What is required — Examine the entries below, count the lines holding the string "this", and respond with the number only.

Records shown —
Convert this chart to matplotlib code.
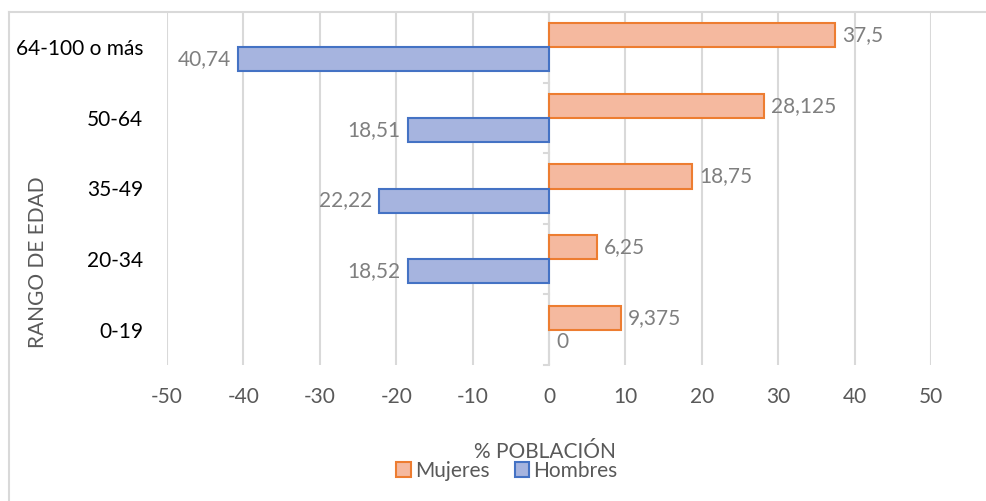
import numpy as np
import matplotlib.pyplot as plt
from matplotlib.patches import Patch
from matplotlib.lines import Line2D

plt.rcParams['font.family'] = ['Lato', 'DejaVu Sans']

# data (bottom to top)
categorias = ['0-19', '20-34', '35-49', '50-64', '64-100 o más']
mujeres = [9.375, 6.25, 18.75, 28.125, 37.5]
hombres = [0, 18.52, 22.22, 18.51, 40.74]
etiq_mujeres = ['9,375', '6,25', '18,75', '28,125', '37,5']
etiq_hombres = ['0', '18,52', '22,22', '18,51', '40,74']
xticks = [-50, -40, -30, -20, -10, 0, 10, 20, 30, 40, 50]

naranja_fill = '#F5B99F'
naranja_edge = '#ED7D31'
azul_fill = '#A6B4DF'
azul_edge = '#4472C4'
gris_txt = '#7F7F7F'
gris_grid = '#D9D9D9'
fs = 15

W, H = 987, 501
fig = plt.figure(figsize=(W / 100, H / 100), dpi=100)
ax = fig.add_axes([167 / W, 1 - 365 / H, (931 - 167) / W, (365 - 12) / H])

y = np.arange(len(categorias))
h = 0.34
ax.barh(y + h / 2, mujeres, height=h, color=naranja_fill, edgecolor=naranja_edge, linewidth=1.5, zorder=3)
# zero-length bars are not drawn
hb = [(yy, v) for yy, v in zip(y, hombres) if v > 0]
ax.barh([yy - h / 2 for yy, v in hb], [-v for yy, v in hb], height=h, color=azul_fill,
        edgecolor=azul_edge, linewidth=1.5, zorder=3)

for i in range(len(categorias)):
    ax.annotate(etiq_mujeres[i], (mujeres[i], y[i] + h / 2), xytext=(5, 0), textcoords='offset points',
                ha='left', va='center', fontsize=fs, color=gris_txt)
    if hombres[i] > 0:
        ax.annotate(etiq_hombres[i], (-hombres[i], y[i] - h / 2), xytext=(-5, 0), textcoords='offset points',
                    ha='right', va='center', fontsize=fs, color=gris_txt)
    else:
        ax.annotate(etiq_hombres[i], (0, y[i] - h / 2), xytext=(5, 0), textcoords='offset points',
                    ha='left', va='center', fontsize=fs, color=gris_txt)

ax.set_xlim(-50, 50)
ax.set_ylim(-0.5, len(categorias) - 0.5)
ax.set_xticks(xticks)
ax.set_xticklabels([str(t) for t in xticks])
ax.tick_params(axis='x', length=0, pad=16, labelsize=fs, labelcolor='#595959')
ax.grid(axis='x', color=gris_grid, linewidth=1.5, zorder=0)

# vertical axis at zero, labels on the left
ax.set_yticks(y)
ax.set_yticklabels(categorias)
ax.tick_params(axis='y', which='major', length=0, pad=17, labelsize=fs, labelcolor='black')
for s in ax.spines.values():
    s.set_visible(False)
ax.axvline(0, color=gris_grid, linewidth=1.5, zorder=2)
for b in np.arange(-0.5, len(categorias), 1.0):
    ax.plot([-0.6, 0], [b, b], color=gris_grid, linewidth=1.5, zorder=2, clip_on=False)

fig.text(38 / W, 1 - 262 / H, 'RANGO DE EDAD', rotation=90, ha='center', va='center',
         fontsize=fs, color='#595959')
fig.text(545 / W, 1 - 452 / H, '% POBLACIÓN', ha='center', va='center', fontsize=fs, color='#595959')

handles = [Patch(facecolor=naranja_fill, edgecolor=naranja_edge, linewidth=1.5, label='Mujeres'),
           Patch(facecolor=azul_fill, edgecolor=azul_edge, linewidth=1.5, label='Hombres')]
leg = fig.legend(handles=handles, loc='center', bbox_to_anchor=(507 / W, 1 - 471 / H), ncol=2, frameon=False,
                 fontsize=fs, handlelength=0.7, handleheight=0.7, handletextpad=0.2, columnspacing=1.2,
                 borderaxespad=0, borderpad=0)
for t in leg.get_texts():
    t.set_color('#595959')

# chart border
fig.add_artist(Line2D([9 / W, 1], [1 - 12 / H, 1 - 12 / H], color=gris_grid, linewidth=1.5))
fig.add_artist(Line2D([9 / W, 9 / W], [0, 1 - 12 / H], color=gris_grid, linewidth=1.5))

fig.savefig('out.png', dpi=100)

...

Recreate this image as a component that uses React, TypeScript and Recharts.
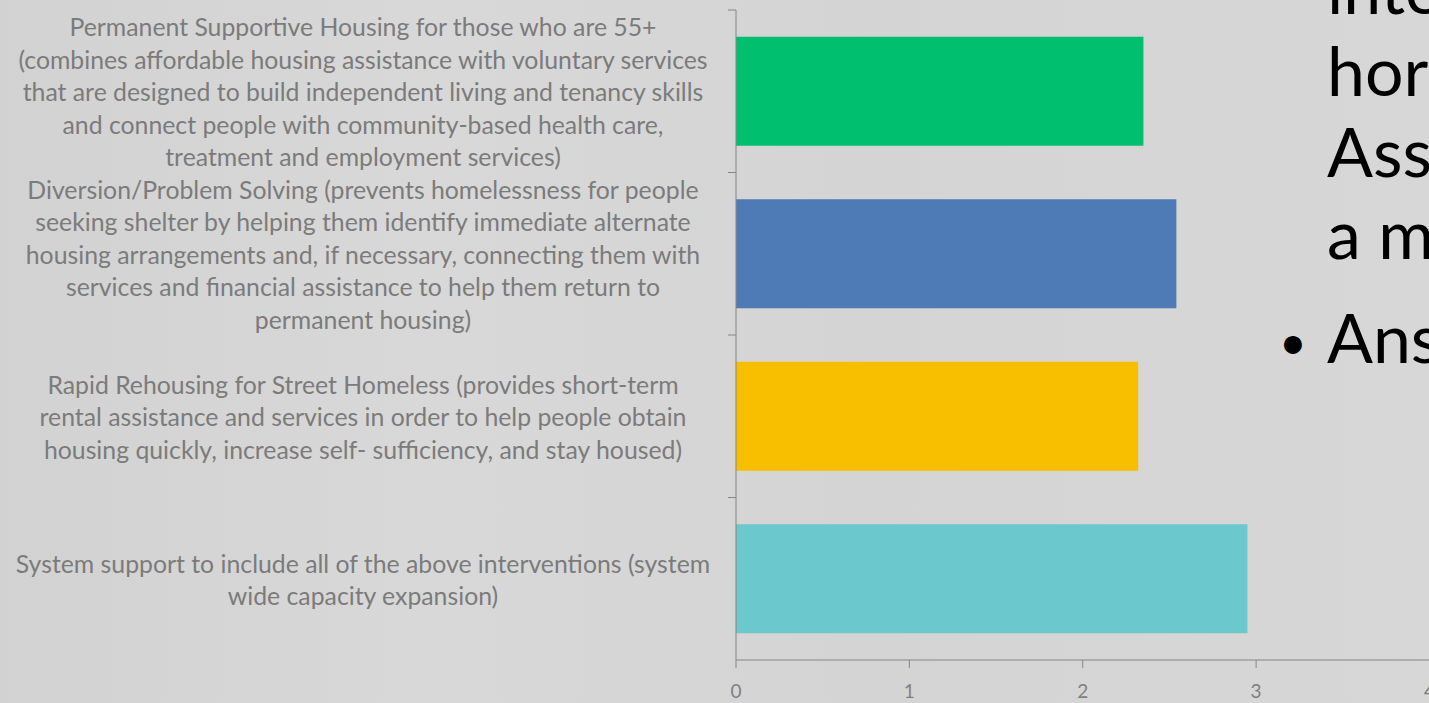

In response — 2